[WHAT IS REQUIRED]
Print exactly the lines from the first one down to the line containing "const ceTicks = [0, 2, 4, 6, 8, 10];", both ends included, with no pictures and nothing else.

[RECORDED INFORMATION]
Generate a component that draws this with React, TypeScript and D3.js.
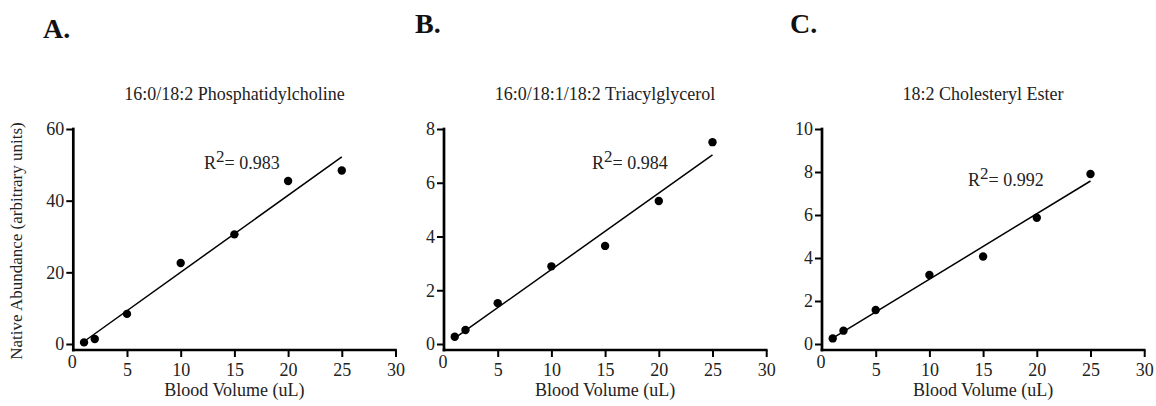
import React, { useEffect, useRef } from 'react';
import * as d3 from 'd3';

// blood volume (uL) of the dilution series
const xValues = [1, 2, 5, 10, 15, 20, 25];

// native abundance readings (arbitrary units)
const pcValues = [0.45, 1.4, 8.4, 22.6, 30.6, 45.5, 48.4];
const tagValues = [0.27, 0.52, 1.52, 2.89, 3.65, 5.32, 7.51];
const ceValues = [0.26, 0.62, 1.58, 3.21, 4.07, 5.87, 7.91];

const xTicks = [5, 10, 15, 20, 25, 30];
const pcTicks = [0, 20, 40, 60];
const tagTicks = [0, 2, 4, 6, 8];
const ceTicks = [0, 2, 4, 6, 8, 10];

const titles = [
  '16:0/18:2 Phosphatidylcholine',
  '16:0/18:1/18:2 Triacylglycerol',
  '18:2 Cholesteryl Ester',
];
const letters = ['A.', 'B.', 'C.'];
const r2Labels = ['0.983', '0.984', '0.992'];

type Panel = {
  values: number[];
  ticks: number[];
  title: string;
  letter: string;
  r2: string;
  left: number;
  letterX: number;
  letterY: number;
  r2X: number;
  r2Y: number;
};

const panels: Panel[] = [
  { values: pcValues, ticks: pcTicks, title: titles[0], letter: letters[0], r2: r2Labels[0], left: 73.3, letterX: 43, letterY: 38, r2X: 204, r2Y: 169 },
  { values: tagValues, ticks: tagTicks, title: titles[1], letter: letters[1], r2: r2Labels[1], left: 444, letterX: 415, letterY: 33, r2X: 592, r2Y: 169 },
  { values: ceValues, ticks: ceTicks, title: titles[2], letter: letters[2], r2: r2Labels[2], left: 822, letterX: 790, letterY: 33, r2X: 968, r2Y: 186 },
];

const FONT = '"Liberation Serif", "Times New Roman", Times, serif';
const INK = '#222';

// least squares fit
const fit = (xs: number[], ys: number[]) => {
  const mx = d3.mean(xs) as number;
  const my = d3.mean(ys) as number;
  const sxy = d3.sum(xs, (x, i) => (x - mx) * (ys[i] - my));
  const sxx = d3.sum(xs, (x) => (x - mx) * (x - mx));
  const slope = sxy / sxx;
  return { slope, intercept: my - slope * mx };
};

const App: React.FC = () => {
  const svgRef = useRef<SVGSVGElement | null>(null);

  useEffect(() => {
    document.body.style.margin = '0';
    const svgEl = svgRef.current;
    if (!svgEl) return;
    const svg = d3.select(svgEl);
    svg.selectAll('*').remove();

    const width = 322.2;
    const yTop = 129;
    const yZero = 344;
    const axisY = 350;

    panels.forEach((p) => {
      const x = d3.scaleLinear().domain([0, 30]).range([p.left, p.left + width]);
      const yMax = p.ticks[p.ticks.length - 1];
      const y = d3.scaleLinear().domain([0, yMax]).range([yZero, yTop]);

      const g = svg.append('g');

      // panel letter
      g.append('text')
        .attr('x', p.letterX)
        .attr('y', p.letterY)
        .attr('font-family', FONT)
        .attr('font-weight', 'bold')
        .attr('font-size', 28)
        .attr('fill', '#111')
        .text(p.letter);

      // title
      g.append('text')
        .attr('x', p.left + width / 2)
        .attr('y', 100)
        .attr('text-anchor', 'middle')
        .attr('font-family', FONT)
        .attr('font-size', 18)
        .attr('fill', INK)
        .text(p.title);

      // y axis
      g.append('g')
        .attr('transform', `translate(${p.left},0)`)
        .call(d3.axisLeft(y).tickValues(p.ticks).tickSize(7).tickPadding(2).tickFormat(d3.format('d')))
        .call((a) => a.select('.domain').remove())
        .call((a) => a.selectAll('line').attr('stroke', '#000').attr('stroke-width', 2))
        .call((a) => a.selectAll('text').attr('fill', INK).attr('font-size', 18).attr('font-family', FONT));

      // x axis
      g.append('g')
        .attr('transform', `translate(0,${axisY})`)
        .call(d3.axisBottom(x).tickValues(xTicks).tickSize(7).tickPadding(6).tickFormat(d3.format('d')))
        .call((a) => a.select('.domain').remove())
        .call((a) => a.selectAll('line').attr('stroke', '#000').attr('stroke-width', 2))
        .call((a) => a.selectAll('text').attr('fill', INK).attr('font-size', 18).attr('font-family', FONT));

      // the zero on the x axis sits a bit higher, without a tick
      g.append('text')
        .attr('x', x(0) - 1)
        .attr('y', 368)
        .attr('text-anchor', 'middle')
        .attr('font-family', FONT)
        .attr('font-size', 18)
        .attr('fill', INK)
        .text('0');

      // axis lines
      g.append('line')
        .attr('x1', p.left).attr('x2', p.left)
        .attr('y1', yTop).attr('y2', axisY)
        .attr('stroke', '#000').attr('stroke-width', 2.7).attr('stroke-linecap', 'square');
      g.append('line')
        .attr('x1', p.left).attr('x2', x(30))
        .attr('y1', axisY).attr('y2', axisY)
        .attr('stroke', '#000').attr('stroke-width', 2.7).attr('stroke-linecap', 'square');

      // x label
      g.append('text')
        .attr('x', p.left + width / 2)
        .attr('y', 396)
        .attr('text-anchor', 'middle')
        .attr('font-family', FONT)
        .attr('font-size', 18)
        .attr('fill', INK)
        .text('Blood Volume (uL)');

      // regression line
      const { slope, intercept } = fit(xValues, p.values);
      const x0 = xValues[0];
      const x1 = xValues[xValues.length - 1];
      g.append('line')
        .attr('x1', x(x0)).attr('y1', y(slope * x0 + intercept))
        .attr('x2', x(x1)).attr('y2', y(slope * x1 + intercept))
        .attr('stroke', '#000').attr('stroke-width', 1.5);

      // points
      g.append('g')
        .selectAll('circle')
        .data(p.values)
        .join('circle')
        .attr('cx', (_, i) => x(xValues[i]))
        .attr('cy', (d) => y(d))
        .attr('r', 4.2)
        .attr('fill', '#000');

      // R squared label
      const r2 = g.append('text')
        .attr('x', p.r2X)
        .attr('y', p.r2Y)
        .attr('font-family', FONT)
        .attr('font-size', 18)
        .attr('fill', INK);
      r2.append('tspan').text('R');
      r2.append('tspan').attr('dy', -7).attr('font-size', 17).text('2');
      r2.append('tspan').attr('dy', 7).text(`= ${p.r2}`);
    });

    // shared y label
    svg.append('text')
      .attr('transform', 'translate(22,241) rotate(-90)')
      .attr('text-anchor', 'middle')
      .attr('font-family', FONT)
      .attr('font-size', 17)
      .attr('fill', INK)
      .text('Native Abundance (arbitrary units)');
  }, []);

  return (
    <div style={{ width: 1156, height: 406 }}>
      <svg ref={svgRef} width={1156} height={406} role="img" aria-label="Calibration scatter plots" />
    </div>
  );
};

export default App;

[RESULT BELOW]
Generate a component that draws this with React, TypeScript and D3.js.
import React, { useEffect, useRef } from 'react';
import * as d3 from 'd3';

// blood volume (uL) of the dilution series
const xValues = [1, 2, 5, 10, 15, 20, 25];

// native abundance readings (arbitrary units)
const pcValues = [0.45, 1.4, 8.4, 22.6, 30.6, 45.5, 48.4];
const tagValues = [0.27, 0.52, 1.52, 2.89, 3.65, 5.32, 7.51];
const ceValues = [0.26, 0.62, 1.58, 3.21, 4.07, 5.87, 7.91];

const xTicks = [5, 10, 15, 20, 25, 30];
const pcTicks = [0, 20, 40, 60];
const tagTicks = [0, 2, 4, 6, 8];
const ceTicks = [0, 2, 4, 6, 8, 10];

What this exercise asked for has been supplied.